Arthritis in the hands is a common condition that affects millions of people worldwide. It is a chronic inflammatory disease that causes pain, stiffness, and swelling in the joints of the hand. Hand arthritis can be a significant burden for people, as it can limit their ability to perform everyday activities and impact their quality of life.
Causes of Arthritis in the Hands
There are many different types of arthritis that can affect the hand. The most common types are osteoarthritis and rheumatoid arthritis.
Osteoarthritis in the hands is a degenerative joint disease that occurs when the cartilage that cushions the joints wears down over time. This can be caused by age, genetics, injury, or overuse.
Rheumatoid arthritis in the hands is an autoimmune disease that causes the body’s immune system to attack the joints, leading to inflammation and damage. The exact cause of rheumatoid arthritis is unknown, but it is thought to be a combination of genetic and environmental factors.
Symptoms of Arthritis in the Hands
The symptoms of arthritis in hands can vary depending on the type and severity of the condition. Common symptoms include:
- Pain in the joints of the hand, particularly in the fingers, thumb, and wrist.
- Stiffness in the affected joints, particularly in the morning or after periods of inactivity.
- Swelling and redness in the affected joints.
- Weakness and difficulty gripping objects.
- Numbness and tingling in the fingers.
Diagnosis of Arthritis in the Hands
To diagnose arthritis in the hands, your provider will typically perform a physical examination and may order imaging tests such as X-rays, MRI, or ultrasound. Blood tests may also be ordered to rule out other conditions that can mimic arthritis, such as gout or lupus.

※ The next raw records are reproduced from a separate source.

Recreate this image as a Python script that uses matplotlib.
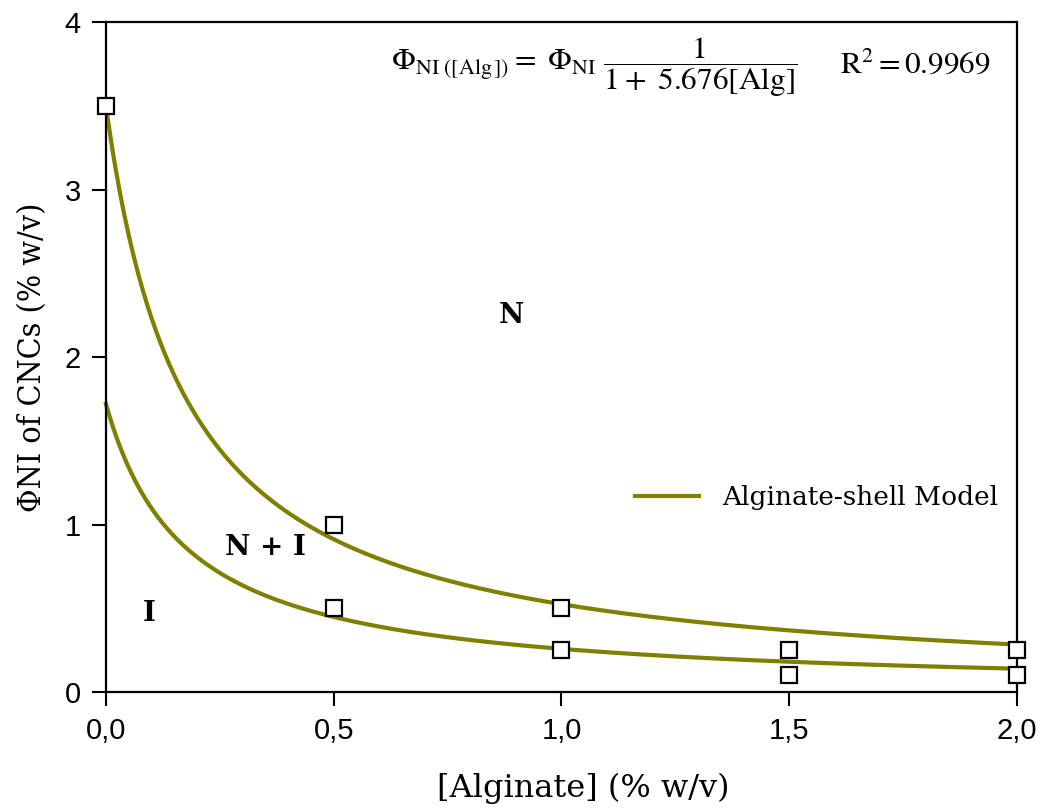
import numpy as np
import matplotlib
matplotlib.use("Agg")
import matplotlib.pyplot as plt
from matplotlib.lines import Line2D

# measured phase-boundary points
alg_points = [0.0, 0.5, 0.5, 1.0, 1.0, 1.5, 1.5, 2.0, 2.0]
phi_points = [3.5, 1.0, 0.5, 0.5, 0.25, 0.25, 0.1, 0.25, 0.1]

# alginate-shell model: phi = phi0 / (1 + k [Alg])
k_model = 5.676
phi0_upper = 3.5
phi0_lower = 1.72

x_ticks = [0.0, 0.5, 1.0, 1.5, 2.0]
x_tick_labels = ["0,0", "0,5", "1,0", "1,5", "2,0"]
y_ticks = [0, 1, 2, 3, 4]

OLIVE = "#808000"
SERIF = "DejaVu Serif"

plt.rcParams["mathtext.fontset"] = "stix"

fig = plt.figure(figsize=(10.43, 8.09), dpi=100)
ax = fig.add_axes([0.1016, 0.1446, 0.8735, 0.8282])

alg_fine = np.linspace(0.0, 2.0, 400)
for phi0 in (phi0_upper, phi0_lower):
    ax.plot(alg_fine, phi0 / (1 + k_model * alg_fine),
            color=OLIVE, linewidth=3.0, zorder=2, clip_on=False)

ax.plot(alg_points, phi_points, linestyle="none", marker="s",
        markersize=12, markerfacecolor="white", markeredgecolor="black",
        markeredgewidth=1.6, zorder=3, clip_on=False)

ax.set_xlim(0, 2.0)
ax.set_ylim(0, 4)
ax.set_xticks(x_ticks)
ax.set_xticklabels(x_tick_labels)
ax.set_yticks(y_ticks)
ax.tick_params(direction="out", length=10, width=1.5, labelsize=21, pad=8)
for lbl in ax.get_xticklabels() + ax.get_yticklabels():
    lbl.set_fontfamily("Liberation Sans")
for sp in ax.spines.values():
    sp.set_linewidth(1.6)

ax.set_xlabel("[Alginate] (% w/v)", fontsize=23, family=SERIF, labelpad=20)
ax.xaxis.label.set_x(0.524)
ax.set_ylabel("ΦNI of CNCs (% w/v)", fontsize=23, family=SERIF,
              fontstretch="condensed", labelpad=12)

# region labels
label_kw = dict(fontsize=20, family=SERIF, fontweight="bold",
                ha="center", va="center")
ax.text(0.89, 2.25, "N", **label_kw)
ax.text(0.35, 0.86, "N + I", **label_kw)
ax.text(0.095, 0.47, "I", **label_kw)

# model equation
ax.text(0.313, 0.933,
        r"$\Phi_{\mathrm{NI\ ([Alg\,])}}=\ \Phi_{\mathrm{NI}}\ \dfrac{1}{1+\ 5.676[\mathrm{Alg}]}$",
        transform=ax.transAxes, fontsize=22.5, ha="left", va="center")
ax.text(0.806, 0.938, r"$\mathrm{R}^2 = 0.9969$",
        transform=ax.transAxes, fontsize=22.5, ha="left", va="center")

handle = Line2D([0], [0], color=OLIVE, linewidth=3.0)
ax.legend([handle], ["Alginate-shell Model"], loc="center left",
          bbox_to_anchor=(0.555, 0.29), frameon=False,
          prop={"family": SERIF, "size": 19},
          handlelength=2.4, handletextpad=0.9)

fig.savefig("out.png", dpi=100)
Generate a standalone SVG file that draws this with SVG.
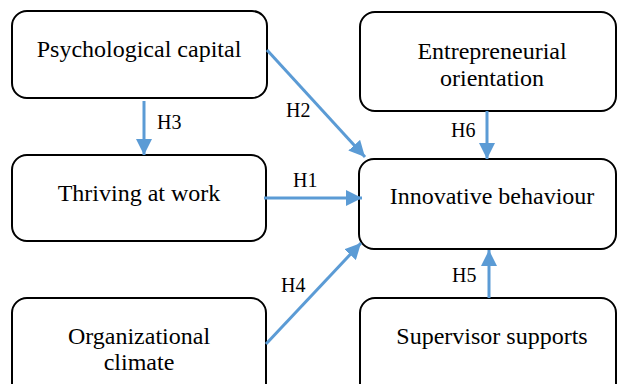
<svg xmlns="http://www.w3.org/2000/svg" width="617" height="384" viewBox="0 0 617 384">
<style>
.box{fill:#fff;stroke:#000;stroke-width:2}
.t{font-family:"Liberation Serif","Times New Roman",serif;font-size:24px;fill:#000;text-anchor:middle}
.lbl{font-family:"Liberation Serif","Times New Roman",serif;font-size:20px;fill:#000}
.c{stroke:#5B9BD5;stroke-width:3;fill:none;marker-end:url(#ah)}
</style>
<defs>
<marker id="ah" markerUnits="userSpaceOnUse" markerWidth="16" markerHeight="16" refX="14" refY="7" orient="auto" viewBox="0 0 14 14">
<path d="M0,0 L14,7 L0,14 Z" fill="#5B9BD5"/>
</marker>
</defs>
<rect width="617" height="384" fill="#fff"/>
<g id="psychological-capital">
<rect class="box" x="12" y="11" width="255" height="87" rx="15"/>
<text class="t" x="139" y="57">Psychological capital</text>
</g>
<g id="entrepreneurial-orientation">
<rect class="box" x="360" y="12" width="256" height="99" rx="15"/>
<text class="t" x="492" y="59">Entrepreneurial</text>
<text class="t" x="492" y="86">orientation</text>
</g>
<g id="thriving-at-work">
<rect class="box" x="12" y="155" width="254" height="86" rx="15"/>
<text class="t" x="139" y="201">Thriving at work</text>
</g>
<g id="innovative-behaviour">
<rect class="box" x="359" y="159" width="257" height="90" rx="15"/>
<text class="t" x="492" y="204">Innovative behaviour</text>
</g>
<g id="organizational-climate">
<rect class="box" x="12" y="298" width="254" height="100" rx="15"/>
<text class="t" x="139" y="344">Organizational</text>
<text class="t" x="139" y="370">climate</text>
</g>
<g id="supervisor-supports">
<rect class="box" x="360" y="298" width="256" height="100" rx="15"/>
<text class="t" x="492" y="344">Supervisor supports</text>
</g>
<g id="connectors">
<line class="c" x1="144" y1="101" x2="144" y2="155"/>
<line class="c" x1="267" y1="50" x2="365" y2="157"/>
<line class="c" x1="264" y1="198" x2="362" y2="198"/>
<line class="c" x1="266" y1="344" x2="361" y2="243"/>
<line class="c" x1="487" y1="111" x2="487" y2="159"/>
<line class="c" x1="489" y1="298" x2="489" y2="250"/>
<text class="lbl" x="157" y="129">H3</text>
<text class="lbl" x="286" y="117">H2</text>
<text class="lbl" x="293" y="187">H1</text>
<text class="lbl" x="281" y="292">H4</text>
<text class="lbl" x="451" y="137">H6</text>
<text class="lbl" x="452" y="282">H5</text>
</g>
</svg>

Treatment of Arthritis in the Hands
There is no cure for hand arthritis, but there are many treatment options that can help manage symptoms and improve quality of life. Treatment for arthritis in hands may include:
- Medications: Nonsteroidal anti-inflammatory drugs (NSAIDs) and corticosteroids can help reduce pain and inflammation.
- Occupational Therapy: Hand therapy and hand exercises for arthritis can help improve hand function and decrease pain.
- Assistive Devices: Splints, braces, and other assistive devices can help support the hand and reduce pain.
- Surgery: In severe cases, surgery may be necessary to restore function and reduce pain.
Prevention of Arthritis in the Hands
There is no guaranteed way to prevent arthritis in the hands, but there are some lifestyle changes that may help reduce the risk or delay the onset of the condition. These include:
- Engaging in regular exercise to keep the joints flexible and strong.
- Eating a healthy diet that is rich in fruits, vegetables, and whole grains.
- Protecting the hands from injury or overuse.
Hand arthritis is a chronic condition that can have a significant impact on a person’s quality of life. While there is no cure for arthritis in the hands, there are many treatment options that can help manage symptoms and improve function. By working with one of The Center’s hand and upper extremity specialists, and making lifestyle changes, people with arthritis of the hand can continue to lead active and fulfilling lives.